This funeral home in Mason is the defendant in a consumer protection lawsuit filed last month the state Attorney General's Office. (Photo by Lawrence Smith)
POINT PLEASANT - A Mason County funeral home is accused of repeated violations of state law dealing with pre-need funeral agreements.
The state Attorney General's Office on Jan. 26 filed suit in Mason Circuit Court against Mr. Blue Inc., and its president, Jerry W. Tucker. Mr.
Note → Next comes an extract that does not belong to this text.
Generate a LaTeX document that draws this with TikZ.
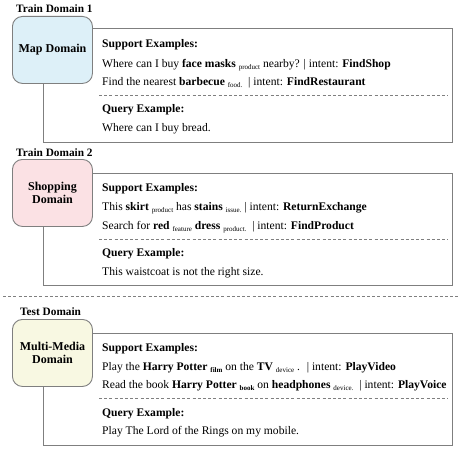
\documentclass[tikz,border=0pt]{standalone}
\usepackage{fontspec}
\setmainfont{Liberation Serif}
\newcommand{\lbl}[1]{\raisebox{-0.45ex}{\fontsize{7}{8}\selectfont #1}}
\newcommand{\lblb}[1]{\raisebox{-0.45ex}{\fontsize{7}{8}\selectfont\bfseries #1}}
\definecolor{bordergray}{HTML}{7F7F7F}
\definecolor{mapfill}{HTML}{DDF0F8}
\definecolor{shopfill}{HTML}{FBE1E4}
\definecolor{mediafill}{HTML}{F8F8E2}
\tikzset{
  domainbox/.style={draw=bordergray, line width=0.9pt, rounded corners=10pt, minimum width=80pt, minimum height=67pt, anchor=north west, inner sep=0pt, align=center, font=\fontsize{12}{13.5}\selectfont\bfseries, text=black},
  panel/.style={draw=bordergray, line width=1pt},
  sepline/.style={draw=bordergray, line width=0.8pt, dash pattern=on 3pt off 2.2pt},
  header/.style={anchor=west, font=\fontsize{11.3}{13}\selectfont\bfseries, inner sep=0pt},
  txt/.style={anchor=base west, font=\fontsize{11.6}{13}\selectfont, inner sep=0pt},
  bold/.style={anchor=base west, font=\fontsize{11.6}{13}\selectfont\bfseries, inner sep=0pt}
}
\begin{document}
\begin{tikzpicture}[x=1pt,y=-1pt]
\useasboundingbox[fill=white] (0,0) rectangle (470,460);

% ---------- Train Domain 1 ----------
\node[header] (h1) at (16,9) {Train Domain 1};
\draw[panel] (43,29) rectangle (452,142);
\node[domainbox, fill=mapfill] (d1) at (12,16) {\raisebox{1pt}{Map Domain}};
\node[bold] (s1) at (102,47) {Support Examples:};
\node[txt] (s1a) at (102,67) {Where can I buy \textbf{face masks} \lbl{product} nearby? | intent: \textbf{FindShop}};
\node[txt] (s1b) at (102,85.5) {Find the nearest \textbf{barbecue} \lbl{food.} \ | intent: \textbf{FindRestaurant}};
\coordinate (l1a) at (99,95);
\coordinate (l1b) at (448,95);
\draw[sepline] (l1a) -- (l1b);
\node[bold] (q1) at (102,112.5) {Query Example:};
\node[txt] (q1a) at (102,131) {Where can I buy bread.};

% ---------- Train Domain 2 ----------
\node[header] (h2) at (16,153) {Train Domain 2};
\draw[panel] (43,173) rectangle (452,285);
\node[domainbox, fill=shopfill] (d2) at (12,159) {Shopping\\Domain};
\node[bold] (s2) at (102,191) {Support Examples:};
\node[txt] (s2a) at (102,210.5) {This \textbf{skirt} \lbl{product} has \textbf{stains} \lbl{issue.} | intent: \textbf{ReturnExchange}};
\node[txt] (s2b) at (102,229) {Search for \textbf{red} \lbl{feature} \textbf{dress} \lbl{product.} \ | intent: \textbf{FindProduct}};
\coordinate (l2a) at (99,239);
\coordinate (l2b) at (448,239);
\draw[sepline] (l2a) -- (l2b);
\node[bold] (q2) at (102,256.5) {Query Example:};
\node[txt] (q2a) at (102,275) {This waistcoat is not the right size.};

% ---------- separator ----------
\coordinate (sepL) at (3,296);
\coordinate (sepR) at (460,296);
\draw[sepline] (sepL) -- (sepR);

% ---------- Test Domain ----------
\node[header] (h3) at (20,312) {Test Domain};
\draw[panel] (43,333) rectangle (452,445);
\node[domainbox, fill=mediafill] (d3) at (12,319) {Multi-Media\\Domain};
\node[bold] (s3) at (102,351) {Support Examples:};
\node[txt] (s3a) at (102,370) {Play the \textbf{Harry Potter} \lblb{film} on the \textbf{TV} \lbl{device} . \ | intent: \textbf{PlayVideo}};
\node[txt] (s3b) at (102,388) {Read the book \textbf{Harry Potter} \lblb{book} on \textbf{headphones} \lbl{device.} \ | intent: \textbf{PlayVoice}};
\coordinate (l3a) at (99,398);
\coordinate (l3b) at (448,398);
\draw[sepline] (l3a) -- (l3b);
\node[bold] (q3) at (102,416) {Query Example:};
\node[txt] (q3a) at (102,434) {Play The Lord of the Rings on my mobile.};
\end{tikzpicture}
\end{document}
Blue operates under the name of Foglesong-Tucker Funeral Home in Mason.
According to its complaint the AG's office alleges Foglesong-Tucker on and off for the last four years has not only at times sold funeral services without a license, but also failed to account for funds used to purchase those services.
In its suit, the AG alleges Foglesong-Tucker obtained the necessary license to sell pre-need funeral agreements in 2002. Pre-need funeral agreements allow a person to purchase funeral services for oneself or someone else in a lump-sum or installment payments in advance of death.
As a condition of selling pre-need funeral agreements, the license holder must submit a report within 10 days of sale plus a $20 fee to the AG's Pre-Need Funeral Services Division, deposit all funds into a trust account or insurance policy and submit a biennial report on the status of all contracts and the money available in each. Also, license holders must renew their certificates every year by June 30 with an accompanying $200 fee.
In May 2006, the Division requested all license holders to submit their renewal 14 days ahead of the deadline. According to the suit, Foglesong-Tucker did not submit their renewal and fee until July 19.
During the next two days, the Division conducted an audit in which it found Foglesong-Tucker to have not only sold 22 contracts to customers without submitting a copy to the Division, but also failed to account withdrawing funds belonging to 72 customers.
In April 2007, Foglesong-Tucker signed an agreement with the Division it would henceforth comply with all pre-need funeral regulations.
However, in 2008 and 2009, Foglesong-Tucker, again, failed to submit its renewal within 14 days ahead of the June 30 deadline. Though they renewed their license in 2008 on July 10, records show Foglesong-Tucker has yet to renew its license for 2009.
Following another audit conducted on Sept. 3, the Division found numerous problems in the way Foglesong-Tucker handled pre-need funeral agreements.
This time, records show, they sold nine pre-need contracts without submitting the corresponding report. Of those nine, two were sold during the time Foglesong-Tucker's license had lapsed.
Also, the Division alleges Foglesong-Tucker could not account for funds belonging to 18 customers. Of the 18, one customer's account was withdrawn during the unlicensed period.
During the next two months, the Division contacted Foglesong-Tucker repeatedly through the telephone, and the mail asking they correct the problems. On Nov. 30, the Division alleges it received information pertaining to the two contracts sold during the unlicensed period.
According to its suit, the Division alleges the contracts were signed by Beatrice Russell and June Skeens on Nov. 25 and 27, respectfully. However, the Division alleges the contracts "bore consumer signatures with remarkably similar handwriting, and related to transactions which the audit revealed had taken place long before November 2009 dates shown on the contracts."
In the information submitted to the Division, Foglesong-Tucker said $4,903.46, and $8,947.50 was deposited in City National Bank under Russell and Skeen's names, respectfully. However, a representative of City said he found no records of any deposits made by Foglesong-Tucker on either Russell or Skeen's behalf, and, when contacted, the women told the Division they never signed the documents submitted by Foglesong-Tucker.
In its suit, the AG' office accuses Foglesong-Tucker of nine violations of deceptive or unfair trade practices. Among them are misappropriation of Russell's and Skeen's pre-need funds, failure to renew their certificate and failure to maintain accurate records.
The AG's office is asking for not only a court order temporarily restraining Foglesong-Tucker from selling any pre-need agreements, but also a order barring them from selling any ever again. The AG's office also seeks the court's intervention in requiring Foglesong-Tucker to turn over all requested documents regarding pre-need funeral contracts.
Along with $5,000 in fines for each violation of state law, the AG's office seeks court costs, attorney's fees and interest. It is represented by Christopher Hedges, an assistant attorney general in the consumer protection division.
The case is assigned to Judge David W. Nibert.